Recto pushes for special insurance for rice, corn farmers
As agricultural damages continue to mount due to the recent onslaught of supertyphoon Yolanda, Senate President Pro Tempore Ralph G. Recto pushed for the immediate passage of a bill establishing a special insurance program for rice and corn farmers heavily hit by calamities.
“This piece of legislation aims to aid our rice and corn farmers in times of severe calamity. Right now, typhoon Yolanda alone had been estimated to have wiped out a third of the country’s rice-growing areas. We need to act fast if we are to arrest this very sudden decline in rice production,” Recto explained.
No less than the UN Food and Agriculture Organization (FAO) has called for urgent assistance to Filipino farmers because of the damage dealt not only by Yolanda, but that of typhoon Santi that ravaged farmlands in northern Luzon in October.
“If we want to avoid entire regions of the country having to rely on food aid, we need to act now to help vulnerable families to plant or replant by late December,” the FAO said in its most recent statement, saying it estimates Yolanda to have caused crop losses worth $110 million and inflicted damage to the agriculture sector of more than twice that figure.
This is why Recto is calling for the immediate passage of Senate Bill 714 entitled, “Special Rice and Corn Insurance Program of 2013,” which establishes a special insurance program that will enable rice and corn farmers cultivating land with a maximum area of five (5) hectares to replant as soon as weather and soil condition permits.
“The devastation caused by Yolanda should be addressed on all fronts. While we plan for the rehabilitation and recovery of all those affected by the typhoon, we should also ensure the least disruption in crop production, ensuring food security and farm incomes,” he said.
“The FAO is right when it expressed urgency in aiding our farmers. Instead of having them rely on food aid from relief operations for a longer period of time, they should instead be assisted in tending to the damages caused to their farmlands.”

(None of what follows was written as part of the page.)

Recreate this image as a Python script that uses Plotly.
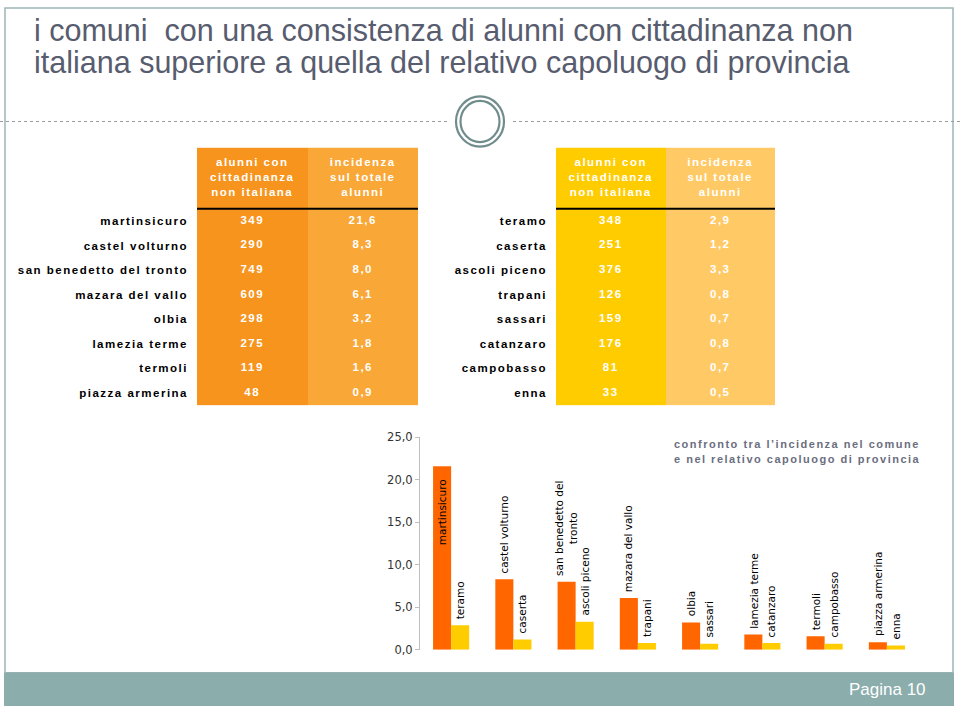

Under the bill, the premium for the insurance shall be fully-paid for by the State through the Special Rice and Corn Insurance Program to be undertaken by the Department of Agriculture and the Department of Agrarian Reform through the Philippine Crop Insurance Corporation.
Recto also urged Malacanang to certify the bill as urgent, saying that the peculiar climate of the Philippines increases the vulnerabilities in agriculture that consequently expand the mandates of government agencies.
“We may be facing more Yolandas in the future. The need to institutionalize a system to aid our farmers get back on their feet in the soonest possible time becomes even more apparent,” he explained.
“If agricultural production continues to bear most of the damage every time a typhoon passes our country, then we may be facing a food crisis sooner than we expect if we don’t extend assistance to our farmers.”
Recto added that aside from rice and corn, he is also open to the inclusion of other crops in his proposed insurance system.
Aside from extreme weather conditions, diseases and pest infestations similarly lead to crop losses.
“In order to recover from these damages and to plant anew, farmers need assistance through access to agriculture extension services and immediate capital infusion to acquire needed inputs,” Recto stated.
The measure also attempts to address the seeming helplessness rice and corn farmers feel when calamities such as the recent typhoon damage hundreds of millions of pesos of croplands.